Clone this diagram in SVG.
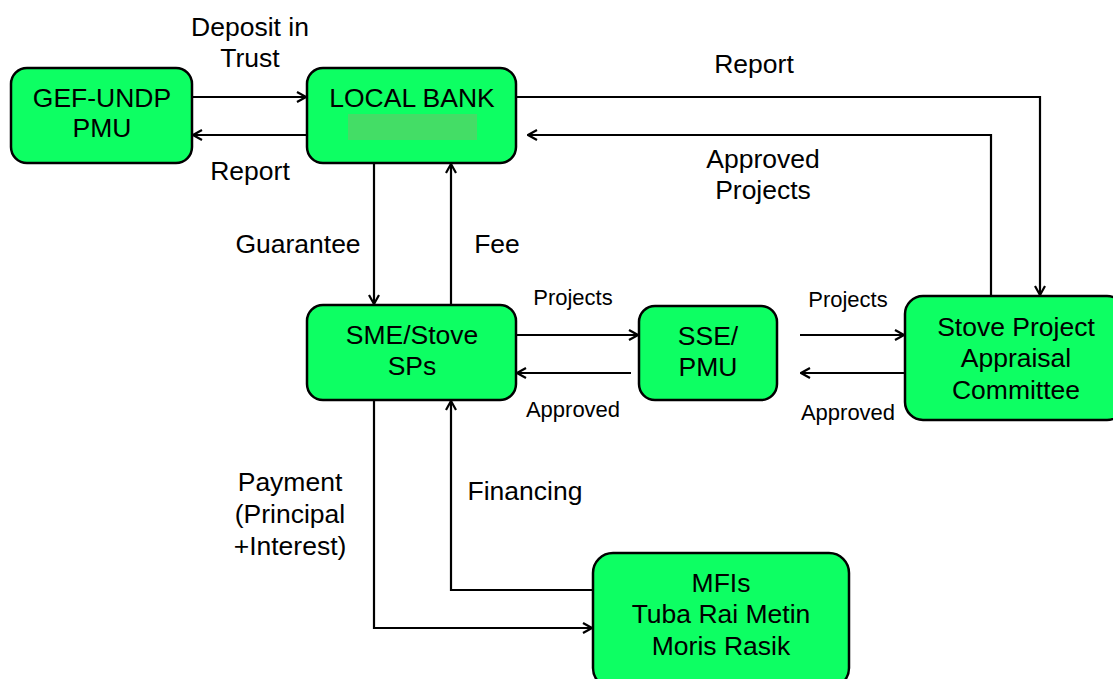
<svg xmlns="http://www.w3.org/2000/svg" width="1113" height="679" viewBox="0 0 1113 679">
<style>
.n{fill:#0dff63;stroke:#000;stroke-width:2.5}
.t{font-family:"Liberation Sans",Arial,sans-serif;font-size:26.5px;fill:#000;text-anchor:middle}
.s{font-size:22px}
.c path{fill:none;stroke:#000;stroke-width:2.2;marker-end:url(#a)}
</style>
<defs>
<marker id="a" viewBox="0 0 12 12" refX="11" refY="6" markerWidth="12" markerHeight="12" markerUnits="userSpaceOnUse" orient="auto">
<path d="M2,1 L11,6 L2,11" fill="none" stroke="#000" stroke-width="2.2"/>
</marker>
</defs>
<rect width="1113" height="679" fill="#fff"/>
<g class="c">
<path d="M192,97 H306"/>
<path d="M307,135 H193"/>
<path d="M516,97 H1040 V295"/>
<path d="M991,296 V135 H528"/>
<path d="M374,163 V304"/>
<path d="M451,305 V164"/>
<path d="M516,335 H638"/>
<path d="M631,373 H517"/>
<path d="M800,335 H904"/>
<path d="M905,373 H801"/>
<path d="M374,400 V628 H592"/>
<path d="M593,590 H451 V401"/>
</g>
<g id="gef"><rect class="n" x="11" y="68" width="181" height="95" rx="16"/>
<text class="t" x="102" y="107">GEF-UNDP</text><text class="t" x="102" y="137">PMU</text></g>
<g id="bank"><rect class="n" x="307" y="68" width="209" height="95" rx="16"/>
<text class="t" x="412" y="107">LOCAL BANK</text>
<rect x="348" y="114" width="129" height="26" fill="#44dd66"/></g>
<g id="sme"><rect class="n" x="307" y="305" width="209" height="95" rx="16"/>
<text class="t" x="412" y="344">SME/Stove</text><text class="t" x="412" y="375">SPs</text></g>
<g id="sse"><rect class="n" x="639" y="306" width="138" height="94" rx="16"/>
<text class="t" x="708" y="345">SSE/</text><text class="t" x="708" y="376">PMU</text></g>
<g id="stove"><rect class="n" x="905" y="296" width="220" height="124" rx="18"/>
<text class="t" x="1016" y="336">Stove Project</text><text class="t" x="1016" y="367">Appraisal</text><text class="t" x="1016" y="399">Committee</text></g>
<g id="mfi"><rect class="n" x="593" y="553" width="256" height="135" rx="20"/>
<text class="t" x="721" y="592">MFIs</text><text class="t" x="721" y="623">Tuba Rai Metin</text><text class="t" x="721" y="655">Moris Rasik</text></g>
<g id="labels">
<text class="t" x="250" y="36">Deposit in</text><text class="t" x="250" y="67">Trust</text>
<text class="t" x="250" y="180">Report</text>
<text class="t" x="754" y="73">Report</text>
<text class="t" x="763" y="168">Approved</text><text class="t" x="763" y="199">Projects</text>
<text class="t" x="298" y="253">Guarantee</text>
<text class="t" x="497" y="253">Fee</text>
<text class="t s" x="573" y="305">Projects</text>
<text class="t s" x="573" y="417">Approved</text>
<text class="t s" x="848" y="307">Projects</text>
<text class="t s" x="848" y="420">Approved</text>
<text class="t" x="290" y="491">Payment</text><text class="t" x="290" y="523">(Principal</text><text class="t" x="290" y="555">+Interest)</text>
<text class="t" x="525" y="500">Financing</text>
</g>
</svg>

○ ○ ○ ○ ○

Set problem -
Quote the material in full and exactly; do not carry over its pictures.

Written solution -
Clone this diagram in SVG.
<svg xmlns="http://www.w3.org/2000/svg" width="1113" height="679" viewBox="0 0 1113 679">
<style>
.n{fill:#0dff63;stroke:#000;stroke-width:2.5}
.t{font-family:"Liberation Sans",Arial,sans-serif;font-size:26.5px;fill:#000;text-anchor:middle}
.s{font-size:22px}
.c path{fill:none;stroke:#000;stroke-width:2.2;marker-end:url(#a)}
</style>
<defs>
<marker id="a" viewBox="0 0 12 12" refX="11" refY="6" markerWidth="12" markerHeight="12" markerUnits="userSpaceOnUse" orient="auto">
<path d="M2,1 L11,6 L2,11" fill="none" stroke="#000" stroke-width="2.2"/>
</marker>
</defs>
<rect width="1113" height="679" fill="#fff"/>
<g class="c">
<path d="M192,97 H306"/>
<path d="M307,135 H193"/>
<path d="M516,97 H1040 V295"/>
<path d="M991,296 V135 H528"/>
<path d="M374,163 V304"/>
<path d="M451,305 V164"/>
<path d="M516,335 H638"/>
<path d="M631,373 H517"/>
<path d="M800,335 H904"/>
<path d="M905,373 H801"/>
<path d="M374,400 V628 H592"/>
<path d="M593,590 H451 V401"/>
</g>
<g id="gef"><rect class="n" x="11" y="68" width="181" height="95" rx="16"/>
<text class="t" x="102" y="107">GEF-UNDP</text><text class="t" x="102" y="137">PMU</text></g>
<g id="bank"><rect class="n" x="307" y="68" width="209" height="95" rx="16"/>
<text class="t" x="412" y="107">LOCAL BANK</text>
<rect x="348" y="114" width="129" height="26" fill="#44dd66"/></g>
<g id="sme"><rect class="n" x="307" y="305" width="209" height="95" rx="16"/>
<text class="t" x="412" y="344">SME/Stove</text><text class="t" x="412" y="375">SPs</text></g>
<g id="sse"><rect class="n" x="639" y="306" width="138" height="94" rx="16"/>
<text class="t" x="708" y="345">SSE/</text><text class="t" x="708" y="376">PMU</text></g>
<g id="stove"><rect class="n" x="905" y="296" width="220" height="124" rx="18"/>
<text class="t" x="1016" y="336">Stove Project</text><text class="t" x="1016" y="367">Appraisal</text><text class="t" x="1016" y="399">Committee</text></g>
<g id="mfi"><rect class="n" x="593" y="553" width="256" height="135" rx="20"/>
<text class="t" x="721" y="592">MFIs</text><text class="t" x="721" y="623">Tuba Rai Metin</text><text class="t" x="721" y="655">Moris Rasik</text></g>
<g id="labels">
<text class="t" x="250" y="36">Deposit in</text><text class="t" x="250" y="67">Trust</text>
<text class="t" x="250" y="180">Report</text>
<text class="t" x="754" y="73">Report</text>
<text class="t" x="763" y="168">Approved</text><text class="t" x="763" y="199">Projects</text>
<text class="t" x="298" y="253">Guarantee</text>
<text class="t" x="497" y="253">Fee</text>
<text class="t s" x="573" y="305">Projects</text>
<text class="t s" x="573" y="417">Approved</text>
<text class="t s" x="848" y="307">Projects</text>
<text class="t s" x="848" y="420">Approved</text>
<text class="t" x="290" y="491">Payment</text><text class="t" x="290" y="523">(Principal</text><text class="t" x="290" y="555">+Interest)</text>
<text class="t" x="525" y="500">Financing</text>
</g>
</svg>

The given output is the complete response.